What we do here matters. We shape our connections, and those connections act upon other connections. Our reach is larger than we know. It stretches into those spaces we cannot see, those living spaces that clasp all beings in webs of connection.
So sinking into wonder and awe and cleansing the heart become especially important when there is a lot of pain on Earth, as there is now. Cleansing the heart helps keep us from responding in unhelpful ways, whether we’re tempted to give up in despair or collapse into powerlessness or react in anger in a moment when anger only inflames. Cleansing the heart with wonder and awe can keep us focused on what we can do.
We may not be able to do big things to make peace in other parts of the world, but there is one thing we can always do: we can always bring the work home. We can always keep opening our own hearts. Always making room for peace within us and around us. Always cultivating a spirit of welcome and inclusiveness. Always extending that spirit of welcome to others.
So at this turning of the year, as we nourish our connections with others—those we hold close and those who are far away—it’s a good time to feel held by these connections, even the ones who are trillions of miles away twinkling in the night sky. All of them help us know where we are and who we are, and all of them can help us keep our hearts in a good place.
The Hawaiians during the festival of Makahiki wish each other new life in the new year. So at this turning of the year, I’m wishing for all of us peace and blessings and the wonder of new life that unfolds in ways we might not even imagine.

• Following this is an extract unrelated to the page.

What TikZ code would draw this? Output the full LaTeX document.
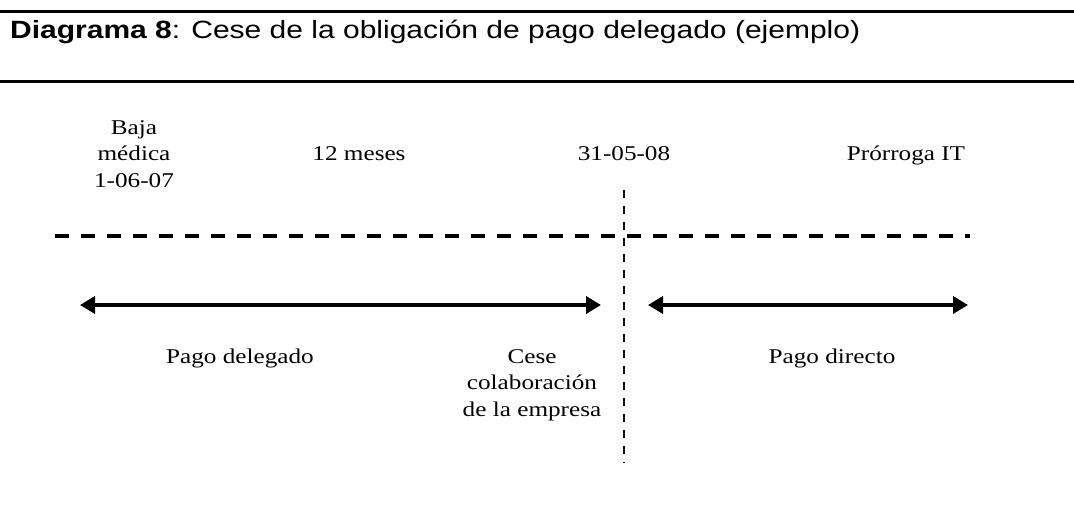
\documentclass[tikz,border=0pt]{standalone}
\usepackage{fontspec}
\setmainfont[FakeStretch=1.2]{Liberation Serif}
\newfontfamily\headfont[FakeStretch=1.2]{Liberation Sans}
\usetikzlibrary{arrows.meta}
\begin{document}
\begin{tikzpicture}[x=1pt,y=-1pt,
  rule/.style={line width=3pt},
  timeline/.style={line width=3.5pt,dash pattern=on 14pt off 12pt},
  cutline/.style={line width=1.8pt,dash pattern=on 8pt off 8pt},
  period/.style={line width=4.5pt,{Triangle[length=15pt,width=17pt]}-{Triangle[length=15pt,width=17pt]}},
  lbl/.style={font=\fontsize{21}{26.5}\selectfont,align=center,inner sep=0pt,anchor=base},
]
\useasboundingbox (0,0) rectangle (1074,530);
% header
\coordinate (r1a) at (0,11.5); \coordinate (r1b) at (1074,11.5);
\coordinate (r2a) at (0,81); \coordinate (r2b) at (1074,81);
\draw[rule] (r1a) -- (r1b);
\draw[rule] (r2a) -- (r2b);
\node[anchor=base west,inner sep=0pt,font=\headfont\fontsize{25}{30}\selectfont] (title) at (10,38)
  {\textbf{Diagrama 8}: Cese de la obligación de pago delegado (ejemplo)};
% timeline
\coordinate (tl1) at (55,236); \coordinate (tl2) at (970,236);
\draw[timeline] (tl1) -- (tl2);
\coordinate (cut1) at (624,190); \coordinate (cut2) at (624,463);
\draw[cutline] (cut1) -- (cut2);
% arrows
\coordinate (a1) at (80,305); \coordinate (a2) at (601,305);
\coordinate (b1) at (648,305); \coordinate (b2) at (968,305);
\draw[period] (a1) -- (a2);
\draw[period] (b1) -- (b2);
% labels (multi-line nodes are placed by the baseline of their last line)
\node[lbl] (baja) at (134,187) {Baja\\médica\\1-06-07};
\node[lbl] (meses) at (359,160) {12 meses};
\node[lbl] (fecha) at (624,160) {31-05-08};
\node[lbl] (prorroga) at (906,160) {Prórroga IT};
\node[lbl] (delegado) at (240,363) {Pago delegado};
\node[lbl] (cese) at (532,416) {Cese\\colaboración\\de la empresa};
\node[lbl] (directo) at (832,363) {Pago directo};
\end{tikzpicture}
\end{document}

Happy Solstice to each of you, and happy holidays!
For digging deeper
Phone apps that show the names of the stars are enormously helpful if you, like me, forget the names or locations and need to be reminded almost every time. SkySafari is one app; SkyView Lite is another. Just point the phone and find the name of the star or planet or constellation.
The Sumerian text that tells the story of Inanna’s descent to the Underworld is available online at the Internet Archive: Diane Wolkstein and Samuel Noah Kramer, Inanna, Queen of Heaven and Earth: Her Stories and Hymns from Sumer (New York: Harper & Row, 1983), 52.
The Cree people know the Great Bear as Ochek, the Fisher, a weasel-like animal. Long ago, when summer disappeared (probably during the last ice age), all the animals got together to figure out how to bring summer back. They chose the fisher to go find it. Fisher succeeded, and afterward he escaped to the heavens. See Kelly Boutsalis, “Teaching Indigenous Star Stories,” The Walrus, Feb. 12, 2021.
Red giant stars as they expand can “eat” any planets that are caught too close, and earlier this year astronomers caught one red giant in the act. See “Red Giant Caught Devouring a Planet for the First Time,” LabOnline, May 8, 2023.
The Stardate radio program has a whole list of episodes on Spica. You can find it online here.
I learned about Hawaiian knowledge of Orion from “Measuring the Elements: A Lecture by Lilikalā K. Kame'eleihiwa.” Hawaiians tracked the beginning of the winter holiday with the rising of the Pleiades in the evening sky. See Wayne Smith, “Ancient Hawaiian Celebration of Makahiki Tied to the Stars,” February 2000. For music and dance from contemporary Makahiki celebrations in the Waimea Valley on Oahu, see “Makahiki Festival” at the Waimea.net website.
Tyson Yunkaporta’s words come from Sand Talk: How Indigenous Thinking Can Save the World (New York: HarperCollins, 2020).